[Material provided]
· · · · ·
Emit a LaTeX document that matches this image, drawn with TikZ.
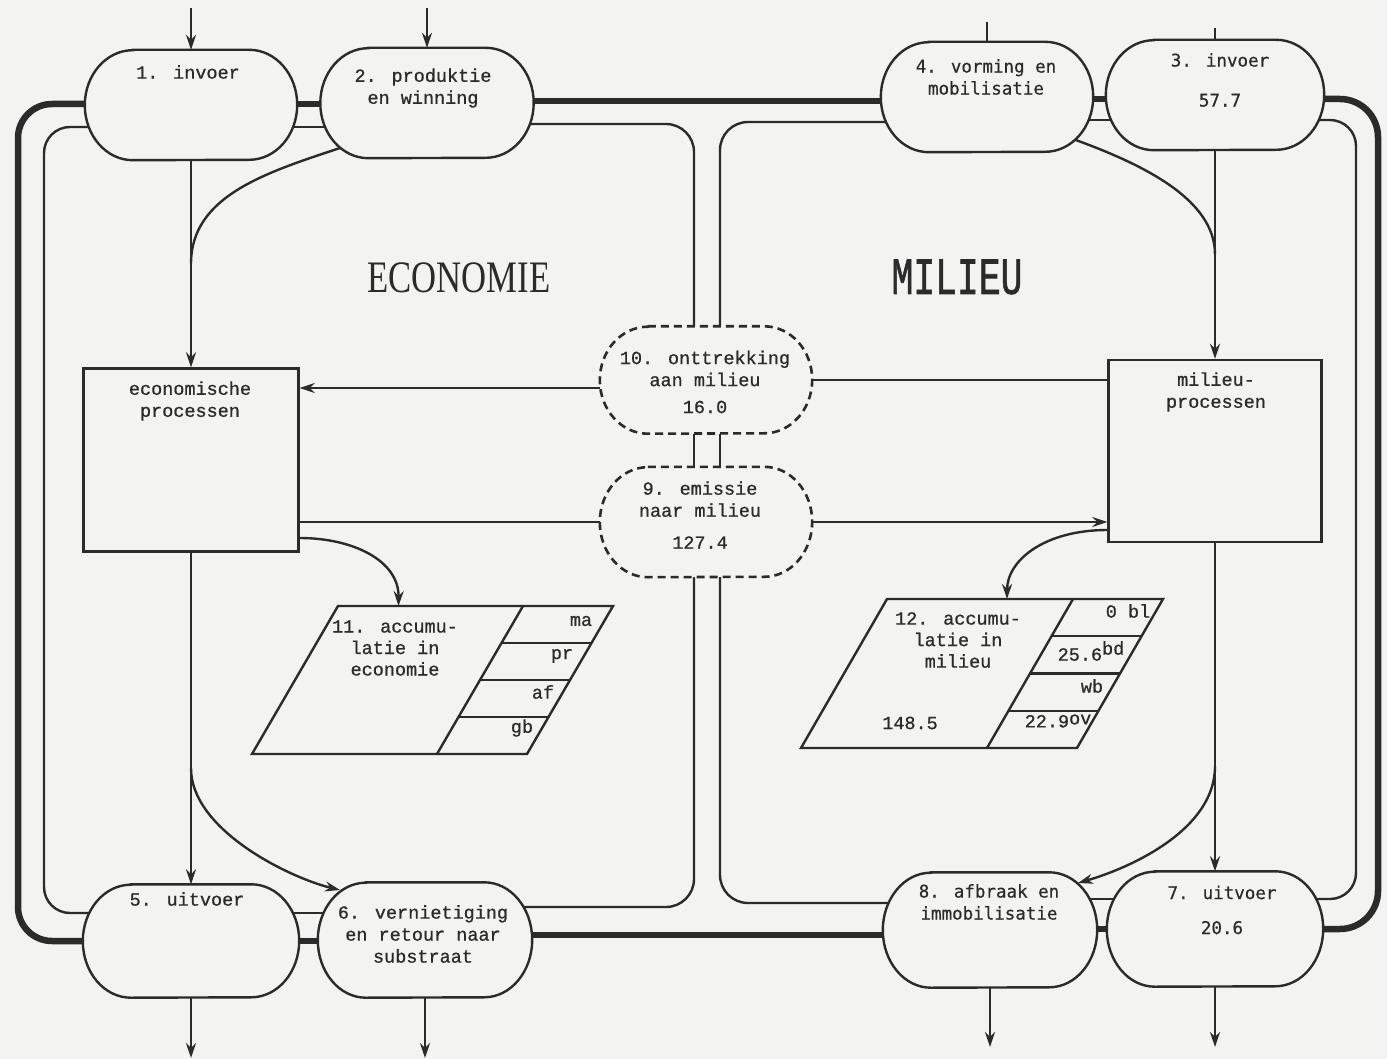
\documentclass[tikz,border=0pt]{standalone}
\usepackage{fontspec}
\newfontfamily\typefont{Liberation Mono}[FakeBold=0.8]
\newfontfamily\gothfont{DejaVu Sans Mono}[FakeBold=0.5]
\newfontfamily\titleserif{Liberation Serif}
\newfontfamily\titlemono{Liberation Mono}[FakeBold=1.5]
\usetikzlibrary{arrows.meta,calc}

\definecolor{paper}{HTML}{F3F3F1}
\definecolor{ink}{HTML}{2B2B2B}

% oval process outline with elliptic ends: style, node, x radius, half height
\newcommand\stadium[4]{%
  \path[#1] ([xshift=#3]#2.north west) -- ([xshift=-#3]#2.north east)
    arc[start angle=90, end angle=-90, x radius=#3, y radius=#4]
    -- ([xshift=#3]#2.south west)
    arc[start angle=270, end angle=90, x radius=#3, y radius=#4] -- cycle;}

\tikzset{
  anchorbox/.style 2 args={draw=none, inner sep=0pt, minimum width=#1, minimum height=#2},
  procbox/.style 2 args={draw=ink, fill=paper, line width=2.4pt, inner sep=0pt, minimum width=#1, minimum height=#2},
  thinflow/.style={draw=ink, line width=2.4pt},
  thickflow/.style={draw=ink, line width=6.5pt},
  flowarrow/.style={thinflow, -{Stealth[length=15pt,width=10pt,inset=5pt]}},
  outline/.style={draw=ink, fill=paper, line width=2.4pt},
  dashoutline/.style={draw=ink, fill=paper, line width=2.6pt, dash pattern=on 8pt off 5pt},
  typetext/.style={font=\typefont\fontsize{18.5}{22}\selectfont, text=ink, align=center, inner sep=0pt},
  gothtext/.style={font=\gothfont\fontsize{17.5}{22}\selectfont, text=ink, align=center, inner sep=0pt},
}

\begin{document}
\begin{tikzpicture}[x=1pt,y=-1pt]
\fill[paper] (0,0) rectangle (1387,1059);
\useasboundingbox (0,0) rectangle (1387,1059);

% process frames
\node[anchorbox={212pt}{110pt}] (n1) at (191,105) {};
\node[anchorbox={213pt}{110pt}] (n2) at (427,103) {};
\node[anchorbox={212pt}{110pt}] (n4) at (987,97) {};
\node[anchorbox={218pt}{110pt}] (n3) at (1215,95) {};
\node[anchorbox={216pt}{113pt}] (n5) at (191,941) {};
\node[anchorbox={214pt}{115pt}] (n6) at (425,940) {};
\node[anchorbox={214pt}{115pt}] (n8) at (990,930) {};
\node[anchorbox={216pt}{115pt}] (n7) at (1215,929) {};
\node[anchorbox={212pt}{107pt}] (n10) at (706,380) {};
\node[anchorbox={212pt}{110pt}] (n9) at (706,522) {};

\node[procbox={215pt}{183pt}] (econ) at (191,460) {};
\node[procbox={213pt}{182pt}] (milieu) at (1215,451) {};

% outer (thick) and inner (thin) rings
\draw[thickflow, rounded corners=34pt] (n1.center |- 0,104) -| (18,941) -- (n5.center |- 0,941);
\draw[thinflow, rounded corners=26pt] (n1.center |- 0,127) -| (44,913) -- (n5.center |- 0,913);
\draw[thickflow, rounded corners=38pt] (n3.center |- 0,99) -| (1378,929) -- (n7.center |- 0,929);
\draw[thinflow, rounded corners=26pt] (n3.center |- 0,120) -| (1356,899) -- (n7.center |- 0,899);

\draw[thickflow] (n1.center |- 0,104) -- (n2.center |- 0,104);
\draw[thickflow] (n2.center |- 0,101) -- (n4.center |- 0,101);
\draw[thickflow] (n4.center |- 0,99) -- (n3.center |- 0,99);
\draw[thinflow] (n1.center |- 0,127) -- (n2.center |- 0,127);
\draw[thinflow] (n4.center |- 0,120) -- (n3.center |- 0,120);

\draw[thickflow] (n5.center |- 0,941) -- (n6.center |- 0,941);
\draw[thickflow] (n6.center |- 0,935) -- (n8.center |- 0,935);
\draw[thickflow] (n8.center |- 0,929) -- (n7.center |- 0,929);
\draw[thinflow] (n5.center |- 0,913) -- (n6.center |- 0,913);
\draw[thinflow] (n8.center |- 0,899) -- (n7.center |- 0,899);

% channel through the exchange with the environment
\draw[thinflow, rounded corners=28pt] (n2.center |- 0,124) -| ($(n10.north)+(-12,0)$);
\draw[thinflow, rounded corners=28pt] (n4.center |- 0,122) -| ($(n10.north)+(14,0)$);
\draw[thinflow] ($(n10.south)+(-12,0)$) -- ($(n9.north)+(-12,0)$);
\draw[thinflow] ($(n10.south)+(14,0)$) -- ($(n9.north)+(14,0)$);
\draw[thinflow, rounded corners=28pt] ($(n9.south)+(-12,0)$) |- (n6.center |- 0,907);
\draw[thinflow, rounded corners=28pt] ($(n9.south)+(14,0)$) |- (n8.center |- 0,903);

% branches leaving the top processes
\draw[thinflow] ($(n2.center)+(-84,44)$) .. controls (268,172) and (191,195) .. ($(n1.south)!0.5!(econ.north)$);
\draw[thinflow] ($(n4.center)+(86,42)$) .. controls (1145,165) and (1215,200) .. ($(n3.south)!0.5!(milieu.north)$);

% oval outlines
\stadium{outline}{n1}{48pt}{55pt}
\stadium{outline}{n2}{48pt}{55pt}
\stadium{outline}{n4}{48pt}{55pt}
\stadium{outline}{n3}{48pt}{55pt}
\stadium{outline}{n5}{48pt}{56.5pt}
\stadium{outline}{n6}{48pt}{57.5pt}
\stadium{outline}{n8}{48pt}{57.5pt}
\stadium{outline}{n7}{48pt}{57.5pt}
\stadium{dashoutline}{n10}{48pt}{53.5pt}
\stadium{dashoutline}{n9}{48pt}{55pt}

% inputs and outputs
\coordinate (src1) at (191,8);
\coordinate (src2) at (427,8);
\coordinate (src4) at (987,22);
\coordinate (src3) at (1215,28);
\coordinate (out5) at (191,1058);
\coordinate (out6) at (425,1058);
\coordinate (out8) at (990,1047);
\coordinate (out7) at (1215,1047);
\draw[flowarrow] (src1) -- (n1.north);
\draw[flowarrow] (src2) -- (n2.north);
\draw[thinflow] (src4) -- (n4.north);
\draw[thinflow] (src3) -- (n3.north);
\draw[flowarrow] (n5.south) -- (out5);
\draw[flowarrow] (n6.south) -- (out6);
\draw[flowarrow] (n8.south) -- (out8);
\draw[flowarrow] (n7.south) -- (out7);

% flows through the process boxes
\draw[flowarrow] (n1.south) -- (econ.north);
\draw[flowarrow] (econ.south) -- (n5.north);
\draw[flowarrow] (n3.south) -- (milieu.north);
\draw[flowarrow] (milieu.south) -- (n7.north);

\path ($(n10.west)+(0,8)$) coordinate (p10w);
\draw[flowarrow] (p10w) -- (p10w -| econ.east);
\draw[thinflow] (n10.east) -- (n10.east -| milieu.west);
\draw[thinflow] (n9.west) -- (n9.west -| econ.east);
\draw[flowarrow] (n9.east) -- (n9.east -| milieu.west);

\draw[flowarrow] ($(econ.south)!0.65!(n5.north)$) .. controls (191,830) and (290,878) .. ($(n6.center)+(-85,-50)$);
\draw[flowarrow] ($(milieu.south)!0.68!(n7.north)$) .. controls (1215,830) and (1130,868) .. ($(n8.center)+(88,-47)$);

% accumulation in the economy
\coordinate (a11tl) at (338,606);
\coordinate (a11tr) at (613,606);
\coordinate (a11br) at (527,754);
\coordinate (a11bl) at (252,754);
\coordinate (d11t) at (523,606);
\coordinate (d11b) at (437,754);
\draw[outline] (a11tl) -- (a11tr) -- (a11br) -- (a11bl) -- cycle;
\draw[thinflow] (d11t) -- (d11b);
\foreach \f in {0.25,0.5,0.75}
  \draw[thinflow] ($(d11t)!\f!(d11b)$) -- ($(a11tr)!\f!(a11br)$);
\draw[flowarrow] ($(econ.east)+(0,78)$) .. controls (352,538) and (399,560) .. ($(a11tl)!0.22!(a11tr)$);

% accumulation in the environment
\coordinate (a12tl) at (887,599);
\coordinate (a12tr) at (1163,599);
\coordinate (a12br) at (1077,748);
\coordinate (a12bl) at (801,748);
\coordinate (d12t) at (1073,599);
\coordinate (d12b) at (987,748);
\draw[outline] (a12tl) -- (a12tr) -- (a12br) -- (a12bl) -- cycle;
\draw[thinflow] (d12t) -- (d12b);
\foreach \f in {0.25,0.5,0.75}
  \draw[thinflow] ($(d12t)!\f!(d12b)$) -- ($(a12tr)!\f!(a12br)$);
\draw[flowarrow] ($(milieu.west)+(0,79)$) .. controls (1045,530) and (1007,560) .. ($(a12tl)!0.435!(a12tr)$);

% labels
\node[typetext] (t1) at (188,72) {1. invoer};
\node[typetext] (t2) at (423,88) {2. produktie\\en winning};
\node[gothtext] (t4) at (986,77) {4. vorming en\\mobilisatie};
\node[gothtext] (t3) at (1220,80) {3. invoer\\[18pt]57.7};
\node[typetext] (t5) at (187,899) {5. uitvoer};
\node[typetext] (t6) at (423,934) {6. vernietiging\\en retour naar\\substraat};
\node[gothtext] (t8) at (989,902) {8. afbraak en\\immobilisatie};
\node[gothtext] (t7) at (1222,910) {7. uitvoer\\[13pt]20.6};
\node[typetext] (t10) at (705,382) {10. onttrekking\\aan milieu\\[5pt]16.0};
\node[typetext] (t9) at (700,515) {9. emissie\\naar milieu\\[10pt]127.4};
\node[typetext] (tec) at (190,401) {economische\\processen};
\node[typetext] (tmi) at (1216,392) {milieu-\\processen};

\node[font=\titleserif\fontsize{45}{45}\selectfont, text=ink, inner sep=0pt, xscale=0.77] (econtitle) at (459,278) {ECONOMIE};
\node[font=\titlemono\fontsize{52}{52}\selectfont, text=ink, inner sep=0pt, xscale=0.7] (miltitle) at (957,277) {MILIEU};

\node[typetext, font=\typefont\fontsize{18.5}{21.5}\selectfont] (t11) at (395,648) {11. accumu-\\latie in\\economie};
\node[typetext] (l11a) at (581,621) {ma};
\node[typetext] (l11b) at (562,656) {pr};
\node[typetext] (l11c) at (543,692) {af};
\node[typetext] (l11d) at (522,728) {gb};

\node[typetext, font=\typefont\fontsize{18.5}{21.5}\selectfont] (t12) at (958,640) {12. accumu-\\latie in\\milieu};
\node[typetext] (l12a) at (1128,611) {0 bl};
\node[typetext] (l12b) at (1091,651) {25.6\raisebox{6pt}{bd}};
\node[typetext] (l12c) at (1092,686) {wb};
\node[typetext] (l12d) at (1058,721) {22.9\raisebox{3pt}{ov}};
\node[typetext] (l12e) at (910,723) {148.5};
\end{tikzpicture}
\end{document}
· · · · ·
[Set exercise] The required output is the number of lines containing the word "with", and nothing besides.

[Correct output] 3